Video Event Retrieval for Vietnamese News
Overview
This repository contains a video event retrieval system tailored specifically for Vietnamese news videos. The system aims to facilitate the extraction and retrieval of relevant events within Vietnamese news videos based on text queries.
Features
- Text-Based Search: Enables users to input text queries in Vietnamese to retrieve relevant video segments.
- Keyframe Extraction: Utilizes keyframe extraction techniques to represent video segments and facilitate efficient retrieval.
- CLIP Model Integration: Employs the CLIP model for feature extraction and similarity comparison between text queries and video frames.
- HDFS Integration: Interacts with Hadoop Distributed File System (HDFS) to access and retrieve video data.
Workflow
- Text Query Input: Users input text queries in Vietnamese via the application's interface.
- CLIP Processing: The application leverages the CLIP model to extract features from text queries.
- Keyframe Extraction: Keyframes are extracted from Vietnamese news videos and processed.
- Cosine Similarity Calculation: The CLIP-processed text query features are compared with keyframe features using cosine similarity.
- Top Relevant Keyframes: Keyframes most similar to the text query are retrieved.
- Video Retrieval: The system accesses the HDFS video database and extracts 10-second video clips based on the identified keyframes.

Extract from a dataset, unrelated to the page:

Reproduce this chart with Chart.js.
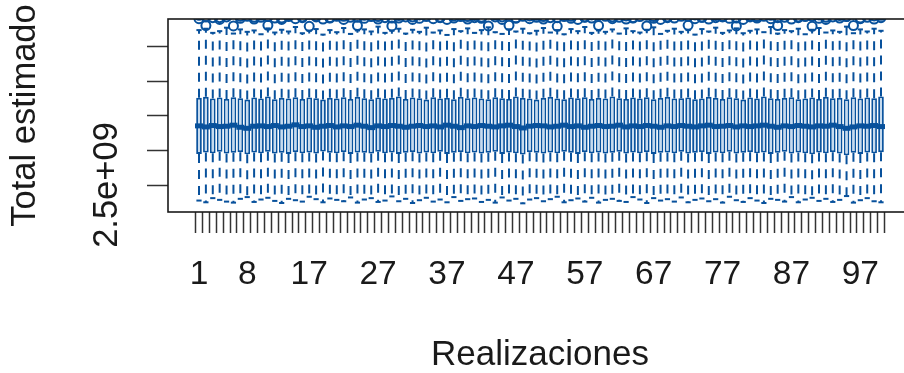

- Display Results: The retrieved video clips are displayed in the application's interface for user interaction.
Python Libraries
PIL
: For image handling.
requests
: HTTP requests for data retrieval.
transformers
: Hugging Face Transformers library for CLIP models.
torch
: PyTorch library for machine learning.
json
: Managing JSON data.
pandas
: Data manipulation and analysis.
matplotlib.pyplot
: Visualizations.
altair
: Another library for creating visualizations.
cv2 (OpenCV)
: Image and video processing.
os
: Interacting with the operating system.
base64, BytesIO, StringIO
: Handling binary data.
tempfile
: Managing temporary files and directories.
hdfs
: Interacting with Hadoop Distributed File System (HDFS).
streamlit
: Deploying the application.
Installation and Usage
- Clone the repository.
- Install the required dependencies.
- Run
keyframe_features.py
to extract keyframe features.
- Configure the HDFS connection (remember to change the connection id in file
app.py
).
- Run the application (
streamlit run app.py
) and input Vietnamese text queries for video retrieval.